▶ Directive:
Gather the lines from the material that contain "with".

⟨

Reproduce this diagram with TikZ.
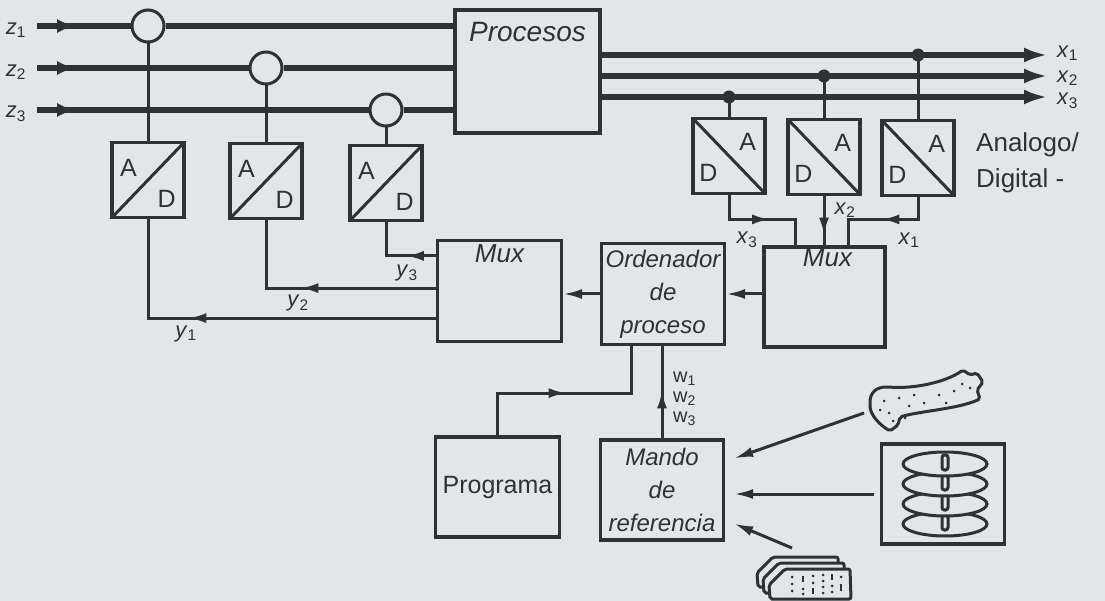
\documentclass[tikz,border=0pt]{standalone}
\usepackage{fontspec}
\setmainfont{Liberation Sans}
\usepackage{xcolor}
\usepackage{tikz}
\usetikzlibrary{positioning,arrows.meta,calc,decorations.markings}
\definecolor{ink}{RGB}{46,50,52}
\definecolor{paper}{RGB}{227,230,233}
\newcommand{\sig}[2]{\textit{#1}\textsubscript{#2}}
\tikzset{
  blk/.style ={draw=ink,line width=3.2pt,minimum width=124pt,minimum height=101pt,align=center,inner sep=2pt},
  hand/.style={font=\fontsize{24}{33}\selectfont\itshape,text=ink},
  conv/.style={draw=ink,line width=3.2pt,minimum width=72pt,minimum height=75pt,inner sep=0pt},
  adc/.style ={conv,path picture={\draw[ink,line width=3pt] (path picture bounding box.south west)--(path picture bounding box.north east);}},
  dac/.style ={conv,path picture={\draw[ink,line width=3pt] (path picture bounding box.north west)--(path picture bounding box.south east);}},
  tap/.style ={circle,draw=ink,line width=3pt,minimum size=32pt,inner sep=0pt},
  lt/.style  ={font=\fontsize{25}{25}\selectfont,text=ink,inner sep=0pt},
  sg/.style  ={font=\fontsize{22}{22}\selectfont,text=ink,inner sep=1pt},
  ln/.style  ={color=ink,line width=3pt},
  bus/.style ={color=ink,line width=5.5pt},
  ar/.style  ={ln,-{Latex[length=19pt,width=10pt]}},
  midar/.style={ln,postaction={decorate},decoration={markings,mark=at position #1 with {\arrow{Latex[length=18pt,width=10pt]}}}},
  inar/.style={postaction={decorate},decoration={markings,mark=at position 38pt with {\arrow{Latex[length=18pt,width=14pt]}}}},
}

\begin{document}
\begin{tikzpicture}[x=1pt,y=-1pt]
\useasboundingbox[fill=paper] (0,0) rectangle (1105,601);

% process with measured inputs
\node[blk,minimum width=145pt,minimum height=123pt] (proc) at (527.5,71.5) {};
\node[hand,font=\fontsize{28}{28}\selectfont\itshape,anchor=north] at ($(proc.north)+(0,10)$) {Procesos};
\node[sg] (z1) at (16,30) {\sig{z}{1}};
\node[sg] (z2) at (16,72) {\sig{z}{2}};
\node[sg] (z3) at (16,114) {\sig{z}{3}};
\node[tap] (c1) at (148,26) {};
\node[tap] (c2) at (266,68) {};
\node[tap] (c3) at (386,110) {};
\draw[bus,inar] ($(z1.east |- c1)+(10,0)$) -- (c1);
\draw[bus,inar] ($(z2.east |- c2)+(10,0)$) -- (c2);
\draw[bus,inar] ($(z3.east |- c3)+(10,0)$) -- (c3);
\draw[bus] (c1) -- (c1 -| proc.west);
\draw[bus] (c2) -- (c2 -| proc.west);
\draw[bus] (c3) -- (c3 -| proc.west);

% A/D converters
\node[adc] (ad1) at (148,180) {};
\node[adc] (ad2) at (266,181) {};
\node[adc] (ad3) at (386,183) {};
\node[lt] at ($(ad1.north west)+(18,27)$) {A};
\node[lt] at ($(ad1.south east)+(-19,-20)$) {D};
\node[lt] at ($(ad2.north west)+(18,27)$) {A};
\node[lt] at ($(ad2.south east)+(-19,-20)$) {D};
\node[lt] at ($(ad3.north west)+(18,27)$) {A};
\node[lt] at ($(ad3.south east)+(-19,-20)$) {D};
\draw[ln] (c1) -- (ad1);
\draw[ln] (c2) -- (ad2);
\draw[ln] (c3) -- (ad3);

% actuating outputs and D/A converters
\coordinate (e1) at (1048,55);
\coordinate (e2) at (1048,76);
\coordinate (e3) at (1048,97);
\draw[bus,-{Latex[length=24pt,width=15pt]}] (proc.east |- e1) -- (e1);
\draw[bus,-{Latex[length=24pt,width=15pt]}] (proc.east |- e2) -- (e2);
\draw[bus,-{Latex[length=24pt,width=15pt]}] (proc.east |- e3) -- (e3);
\node[sg,anchor=west] at ($(e1)+(8,-2)$) {\sig{x}{1}};
\node[sg,anchor=west] at ($(e2)+(8,2)$) {\sig{x}{2}};
\node[sg,anchor=west] at ($(e3)+(8,4)$) {\sig{x}{3}};
\node[dac] (da1) at (729,156) {};
\node[dac] (da2) at (824,157) {};
\node[dac] (da3) at (918,158) {};
\node[lt] at ($(da1.south west)+(17,-22)$) {D};
\node[lt] at ($(da1.north east)+(-19,25)$) {A};
\node[lt] at ($(da2.south west)+(17,-22)$) {D};
\node[lt] at ($(da2.north east)+(-19,25)$) {A};
\node[lt] at ($(da3.south west)+(17,-22)$) {D};
\node[lt] at ($(da3.north east)+(-19,25)$) {A};
\draw[ln] (da1.north) -- (da1.north |- e3);
\draw[ln] (da2.north) -- (da2.north |- e2);
\draw[ln] (da3.north) -- (da3.north |- e1);
\fill[ink] (da1.north |- e3) circle (6.5pt);
\fill[ink] (da2.north |- e2) circle (6.5pt);
\fill[ink] (da3.north |- e1) circle (6.5pt);
\node[lt,font=\fontsize{26}{36}\selectfont,anchor=west,align=left] at (976,163) {Analogo/\\Digital -};

% multiplexers and process computer
\node[blk] (muxa) at (499.5,291) {};
\node[hand,font=\fontsize{26}{26}\selectfont\itshape,anchor=north] at ($(muxa.north)+(0,2)$) {Mux};
\node[blk,hand,minimum width=123pt] (ord) at (663,294) {Ordenador\\de\\proceso};
\node[blk,minimum width=121pt,minimum height=100pt] (muxb) at (824.5,297) {};
\node[hand,font=\fontsize{26}{26}\selectfont\itshape,anchor=north] at ($(muxb.north)+(3,0)$) {Mux};
\draw[ar] (muxb.west |- ord.east) -- (ord.east);
\draw[ar] (ord.west) -- (ord.west -| muxa.east);

\coordinate (ya1) at ($(muxa.south west)+(0,-25)$);
\coordinate (ya2) at ($(muxa.south west)+(0,-55)$);
\coordinate (ya3) at ($(muxa.north west)+(0,17)$);
\draw[midar=0.64] (ya1) -| (ad1.south);
\draw[midar=0.57] (ya2) -| (ad2.south);
\draw[midar=0.36] (ya3) -| (ad3.south);
\node[sg] at (186,334) {\sig{y}{1}};
\node[sg] at (298,303) {\sig{y}{2}};
\node[sg] at (407,273) {\sig{y}{3}};

\coordinate (jb3) at ($(muxb.north west)+(33,0)$);
\coordinate (jb1) at ($(muxb.north west)+(86,0)$);
\draw[midar=0.56] (da1.south) |- ($(jb3)+(0,-26)$) -- (jb3);
\draw[midar=0.8] (da2.south) -- (da2.south |- muxb.north);
\draw[midar=0.5] (da3.south) |- ($(jb1)+(0,-26)$) -- (jb1);
\node[sg] at (747,240) {\sig{x}{3}};
\node[sg] at (845,210) {\sig{x}{2}};
\node[sg] at (909,240) {\sig{x}{1}};

% program and reference input
\node[blk,lt,minimum height=100pt] (prog) at (497.5,487) {Programa};
\node[blk,hand,minimum width=123pt,minimum height=100pt] (mando) at (662,490) {Mando\\de\\referencia};
\coordinate (pin) at ($(ord.south)+(-32,0)$);
\draw[midar=0.5] (prog.north) |- ($(pin)+(0,47)$) -- (pin);
\draw[midar=0.52] (mando.north) -- (mando.north |- ord.south);
\node[sg,font=\fontsize{20}{20}\selectfont,anchor=west,align=left] at (672,399) {w\textsubscript{1}\\w\textsubscript{2}\\w\textsubscript{3}};

% data carriers: tape, disk pack, punched cards
\draw[ln,fill=paper,rounded corners=2pt] (870,404) .. controls (870,393) and (876,387) .. (888,387)
  .. controls (915,389) and (946,382) .. (963,370) -- (970,375) -- (977,373) -- (983,382)
  -- (977,390) -- (980,399) .. controls (958,409) and (920,411) .. (900,417)
  -- (898,425) -- (890,431) .. controls (880,425) and (870,415) .. (870,404) -- cycle;
\foreach \p in {(884,401),(889,413),(899,398),(909,406),(914,395),(924,403),(931,411),(939,395),
                (946,403),(954,391),(962,384),(920,413),(905,418),(970,388),(893,421),(880,410)}
  \fill[ink] \p circle (1.5pt);
\coordinate (tape) at (864,413);

\node[blk,minimum width=123pt,minimum height=100pt] (disks) at (943,494) {};
\foreach \k in {3,2,1,0} {
  \draw[ln,fill=paper] (945,464+\k*20) ellipse (42 and 12);
  \draw[ln,fill=paper,rounded corners=2.5pt] (942,455+\k*20) rectangle (948,470+\k*20);
}

\foreach \d in {12,6,0}
  \draw[ln,fill=paper,rounded corners=2pt] (770-\d,599-\d) -- (769-\d,585-\d) -- (785-\d,569-\d)
    -- (850-\d,569-\d) -- (851-\d,599-\d) -- cycle;
\foreach \p in {(792,577),(792,584),(792,591),(803,589),(803,594),(813,576),(813,583),
                (823,575),(823,581),(823,587),(823,593),(832,586),(832,592),(841,577)}
  \fill[ink] \p circle (1.5pt);
\draw[ink,line width=2.6pt] (803,576) -- (803,582) (813,588) -- (813,594) (832,574) -- (832,580) (841,584) -- (841,591);
\coordinate (cards) at (792,548);

\coordinate (m1) at ($(mando.north east)+(9,20)$);
\coordinate (m3) at ($(mando.south east)+(9,-18)$);
\draw[ar] (tape) -- (m1);
\draw[ar] ($(disks.west)+(-6,0)$) -- ($(disks.west -| mando.east)+(9,0)$);
\draw[ar] (cards) -- (m3);
\end{tikzpicture}
\end{document}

⟩

▶ Solution for this task:
Reproduce this diagram with TikZ.
  midar/.style={ln,postaction={decorate},decoration={markings,mark=at position #1 with {\arrow{Latex[length=18pt,width=10pt]}}}},
  inar/.style={postaction={decorate},decoration={markings,mark=at position 38pt with {\arrow{Latex[length=18pt,width=14pt]}}}},
% process with measured inputs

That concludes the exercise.